Stillman partners with cancer-fighting initiative Going for Gold
By WVUA 23 Digital Reporter Zhoee’ Williams
Stillman College is the first institution of higher learning in the state of Alabama to join Going for Gold, a multi-year initiative partnering with historically Black colleges and universities to advance equitable cancer treatment and prevention.
Going for Gold was launched by the CEO Roundtable on Cancer, a nonprofit organization that works to develop and administer initiatives that reduce the risk of cancer for communities.
The partnership will allow Stillman faculty, staff and students to access and contribute to CEO Roundtable’s Project Data Sphere, an open-access digital platform for aggregating and analyzing data to advance health equity efforts.
Stillman also will have access to grant monies through the initiative to enrich campus health programs, education, and support professional development for students.

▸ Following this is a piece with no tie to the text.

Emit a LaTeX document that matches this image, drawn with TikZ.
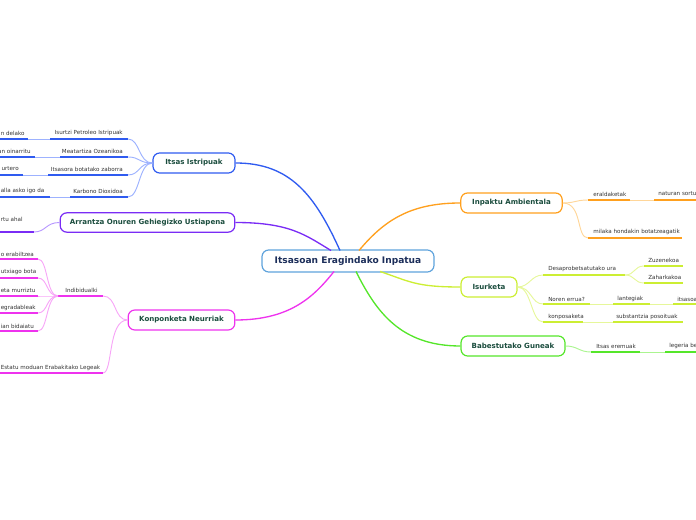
\documentclass[tikz,border=0pt]{standalone}
\usepackage{fontspec}
\setmainfont{DejaVu Sans}
\definecolor{cblue}{HTML}{2F5BF0}
\definecolor{lblue}{HTML}{9DB2FF}
\definecolor{cpurple}{HTML}{7A2CF5}
\definecolor{lpurple}{HTML}{B899FF}
\definecolor{cmag}{HTML}{EE33EE}
\definecolor{lmag}{HTML}{F7A6F7}
\definecolor{corange}{HTML}{FFA01E}
\definecolor{lorange}{HTML}{FFD699}
\definecolor{cyel}{HTML}{CCEE33}
\definecolor{lyel}{HTML}{E6F79A}
\definecolor{cgreen}{HTML}{55E62A}
\definecolor{lgreen}{HTML}{ABF590}
\definecolor{ccentral}{HTML}{5FA3DC}
\definecolor{nodetxt}{HTML}{1B4D3E}
\definecolor{centtxt}{HTML}{1C2E5A}
\definecolor{ctxt}{HTML}{333333}
\begin{document}
\begin{tikzpicture}[x=0.75pt,y=-0.75pt,
  box/.style={draw, rounded corners=5pt, fill=white, line width=0.9pt, minimum height=15pt, inner sep=0pt, font=\fontsize{5.3}{6}\selectfont\bfseries, text=nodetxt},
  ctext/.style={font=\fontsize{4.2}{5}\selectfont, text=ctxt, inner sep=0pt},
  mainline/.style={line width=1pt},
  uline/.style={line width=1.1pt},
  lline/.style={line width=0.7pt},
]
\useasboundingbox (0,0) rectangle (696,520);

% ---------- main nodes ----------
\node[box, draw=ccentral, minimum width=129pt, minimum height=16.5pt, font=\fontsize{6.8}{8}\selectfont\bfseries, text=centtxt] (cen) at (348,261) {Itsasoan Eragindako Inpatua};
\node[box, draw=cblue, minimum width=61.5pt] (istr) at (194,163) {Itsas Istripuak};
\node[box, draw=cpurple, minimum width=131pt, minimum height=14.5pt] (arr) at (147.5,222.5) {Arrantza Onuren Gehiegizko Ustiapena};
\node[box, draw=cmag, minimum width=80pt] (kon) at (181.5,320) {Konponketa Neurriak};
\node[box, draw=corange, minimum width=76pt] (inp) at (511.5,203) {Inpaktu Ambientala};
\node[box, draw=cyel, minimum width=42pt] (isu) at (489,287) {Isurketa};
\node[box, draw=cgreen, minimum width=78pt] (bab) at (513,346) {Babestutako Guneak};

% anchors on the central node
\coordinate (cB) at (340,250.5);
\coordinate (cP) at (331,250.5);
\coordinate (cM) at (334,271.5);
\coordinate (cO) at (359,250.5);
\coordinate (cY) at (380,271.5);
\coordinate (cG) at (356,271.5);

\draw[mainline, cblue] (istr.east) .. controls +(55,0) and +(-25,-55) .. (cB);
\draw[mainline, cpurple] (arr.east) .. controls +(55,0) and +(-25,-15) .. (cP);
\draw[mainline, cmag] (kon.east) .. controls +(55,0) and +(-20,25) .. (cM);
\draw[mainline, corange] (inp.west) .. controls +(-50,0) and +(25,-30) .. (cO);
\draw[mainline, cyel] (isu.west) .. controls +(-45,0) and +(30,10) .. (cY);
\draw[mainline, cgreen] (bab.west) .. controls +(-60,0) and +(20,40) .. (cG);

% ---------- Itsas Istripuak ----------
\node[ctext, anchor=east] (i1) at (123,133) {Isurtzi Petroleo Istripuak};
\node[ctext, anchor=east] (i2) at (123,151) {Meatartiza Ozeanikoa};
\node[ctext, anchor=east] (i3) at (123,169) {Itsasora botatako zaborra};
\node[ctext, anchor=east] (i4) at (123,191) {Karbono Dioxidoa};
\node[ctext, anchor=west] (i1g) at (0.5,133) {n delako};
\node[ctext, anchor=east] (i2g) at (31,151) {an oinarritu};
\node[ctext, anchor=east] (i3g) at (19,169) {urtero};
\node[ctext, anchor=west] (i4g) at (0.5,191) {alla asko igo da};
\coordinate (i1L) at (50,139);  \coordinate (i1R) at (128,139);
\coordinate (i2L) at (60,157);  \coordinate (i2R) at (128,157);
\coordinate (i3L) at (48,175);  \coordinate (i3R) at (128,175);
\coordinate (i4L) at (70,197);  \coordinate (i4R) at (128,197);
\coordinate (i1gL) at (-2,139); \coordinate (i1gR) at (28,139);
\coordinate (i2gL) at (-2,157); \coordinate (i2gR) at (35,157);
\coordinate (i3gL) at (-2,175); \coordinate (i3gR) at (23,175);
\coordinate (i4gL) at (-2,197); \coordinate (i4gR) at (50,197);
\foreach \a in {1,2,3,4}{
  \draw[lline, lblue] (istr.west) .. controls +(-14,0) and +(12,0) .. (i\a R);
  \draw[lline, lblue] (i\a gR) -- (i\a L);
  \draw[uline, cblue] (i\a L) -- (i\a R);
  \draw[uline, cblue] (i\a gL) -- (i\a gR);
}

% ---------- Arrantza ----------
\node[ctext, anchor=west] (a1) at (0.5,219) {rtu ahal};
\coordinate (a1L) at (-2,232); \coordinate (a1R) at (34,232);
\draw[lline, lpurple] (arr.west) .. controls +(-14,0) and +(12,0) .. (a1R);
\draw[uline, cpurple] (a1L) -- (a1R);

% ---------- Konponketa Neurriak ----------
\node[ctext, anchor=east] (k1) at (98,290) {Indibidualki};
\node[ctext, anchor=west] (k2) at (0.5,368) {Estatu moduan Erabakitako Legeak};
\coordinate (k1L) at (58,296); \coordinate (k1R) at (103,296);
\coordinate (k2L) at (-2,373); \coordinate (k2R) at (103,373);
\draw[lline, lmag] (kon.west) .. controls +(-14,0) and +(14,0) .. (k1R);
\draw[lline, lmag] (kon.west) .. controls +(-20,0) and +(10,0) .. (k2R);
\draw[uline, cmag] (k1L) -- (k1R);
\draw[uline, cmag] (k2L) -- (k2R);
\node[ctext, anchor=west] (kg1) at (0.5,254) {o erabiltzea};
\node[ctext, anchor=west] (kg2) at (0.5,272) {utxiago bota};
\node[ctext, anchor=west] (kg3) at (0.5,290) {eta murriztu};
\node[ctext, anchor=west] (kg4) at (0.5,308) {egradableak};
\node[ctext, anchor=west] (kg5) at (0.5,326) {ian bidaiatu};
\coordinate (kg1R) at (38,259); \coordinate (kg1L) at (-2,259);
\coordinate (kg2R) at (38,278); \coordinate (kg2L) at (-2,278);
\coordinate (kg3R) at (38,296); \coordinate (kg3L) at (-2,296);
\coordinate (kg4R) at (38,313); \coordinate (kg4L) at (-2,313);
\coordinate (kg5R) at (38,331); \coordinate (kg5L) at (-2,331);
\foreach \a in {1,...,5}{
  \draw[lline, lmag] (k1L) .. controls +(-12,0) and +(10,0) .. (kg\a R);
  \draw[uline, cmag] (kg\a L) -- (kg\a R);
}

% ---------- Inpaktu Ambientala ----------
\node[ctext, anchor=west] (o1) at (593,194) {eraldaketak};
\node[ctext, anchor=west] (o1g) at (658,194) {naturan sortu};
\node[ctext, anchor=west] (o2) at (593,232) {milaka hondakin botatzeagatik};
\coordinate (o1L) at (588,200); \coordinate (o1R) at (630,200);
\coordinate (o1gL) at (654,200); \coordinate (o1gR) at (698,200);
\coordinate (o2L) at (588,238); \coordinate (o2R) at (682,238);
\draw[lline, lorange] (inp.east) .. controls +(12,0) and +(-12,0) .. (o1L);
\draw[lline, lorange] (inp.east) .. controls +(20,0) and +(-12,0) .. (o2L);
\draw[lline, lorange] (o1R) -- (o1gL);
\draw[uline, corange] (o1L) -- (o1R);
\draw[uline, corange] (o1gL) -- (o1gR);
\draw[uline, corange] (o2L) -- (o2R);

% ---------- Isurketa ----------
\node[ctext, anchor=west] (y1) at (548,269) {Desaprobetsatutako ura};
\node[ctext, anchor=west] (y1a) at (648,260) {Zuzenekoa};
\node[ctext, anchor=west] (y1b) at (648,277) {Zaharkakoa};
\node[ctext, anchor=west] (y2) at (548,299) {Noren errua?};
\node[ctext, anchor=west] (y2a) at (617,299) {lantegiak};
\node[ctext, anchor=west] (y2b) at (677,299) {itsasoa};
\node[ctext, anchor=west] (y3) at (548,317) {konposaketa};
\node[ctext, anchor=west] (y3a) at (616,317) {substantzia posoituak};
\coordinate (y1L) at (543,275); \coordinate (y1R) at (625,275);
\coordinate (y1aL) at (644,266); \coordinate (y1aR) at (683,266);
\coordinate (y1bL) at (644,283); \coordinate (y1bR) at (683,283);
\coordinate (y2L) at (543,304); \coordinate (y2R) at (590,304);
\coordinate (y2aL) at (613,304); \coordinate (y2aR) at (650,304);
\coordinate (y2bL) at (673,304); \coordinate (y2bR) at (698,304);
\coordinate (y3L) at (543,322); \coordinate (y3R) at (583,322);
\coordinate (y3aL) at (613,322); \coordinate (y3aR) at (683,322);
\draw[lline, lyel] (isu.east) .. controls +(12,0) and +(-12,0) .. (y1L);
\draw[lline, lyel] (isu.east) .. controls +(14,0) and +(-12,0) .. (y2L);
\draw[lline, lyel] (isu.east) .. controls +(14,0) and +(-12,0) .. (y3L);
\draw[lline, lyel] (y1R) .. controls +(10,0) and +(-10,0) .. (y1aL);
\draw[lline, lyel] (y1R) .. controls +(10,0) and +(-10,0) .. (y1bL);
\draw[lline, lyel] (y2R) -- (y2aL);
\draw[lline, lyel] (y2aR) -- (y2bL);
\draw[lline, lyel] (y3R) -- (y3aL);
\foreach \a in {y1,y1a,y1b,y2,y2a,y2b,y3,y3a}{
  \draw[uline, cyel] (\a L) -- (\a R);
}

% ---------- Babestutako Guneak ----------
\node[ctext, anchor=west] (b1) at (596,346) {Itsas eremuak};
\node[ctext, anchor=west] (b1a) at (669,346) {legeria be};
\coordinate (b1L) at (591,352); \coordinate (b1R) at (640,352);
\coordinate (b1aL) at (665,352); \coordinate (b1aR) at (698,352);
\draw[lline, lgreen] (bab.east) .. controls +(12,0) and +(-12,0) .. (b1L);
\draw[lline, lgreen] (b1R) -- (b1aL);
\draw[uline, cgreen] (b1L) -- (b1R);
\draw[uline, cgreen] (b1aL) -- (b1aR);
\end{tikzpicture}
\end{document}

Once Stillman meets Gold Standard benchmarks, it will have access to expand its student supports through health modules, events, and even financial support for student ambassadors to promote wellness across campus and engage in health research, said Marcus Kennedy, dean for Student Life at Stillman College.
Kennedy said the Going for Gold partnership will also help strengthen health and wellness services and programming that already exist across campus. Additionally, the college is partnered with Maude Whatley Health to provide general health and wellness on campus, and it provides learning and activity spaces to Arts & Autism.
Stillman is one of eight institutions across the country in the first Going for Gold group. The program pursues to include all 101 HBCUs and 27 four-year Hispanic serving institutions.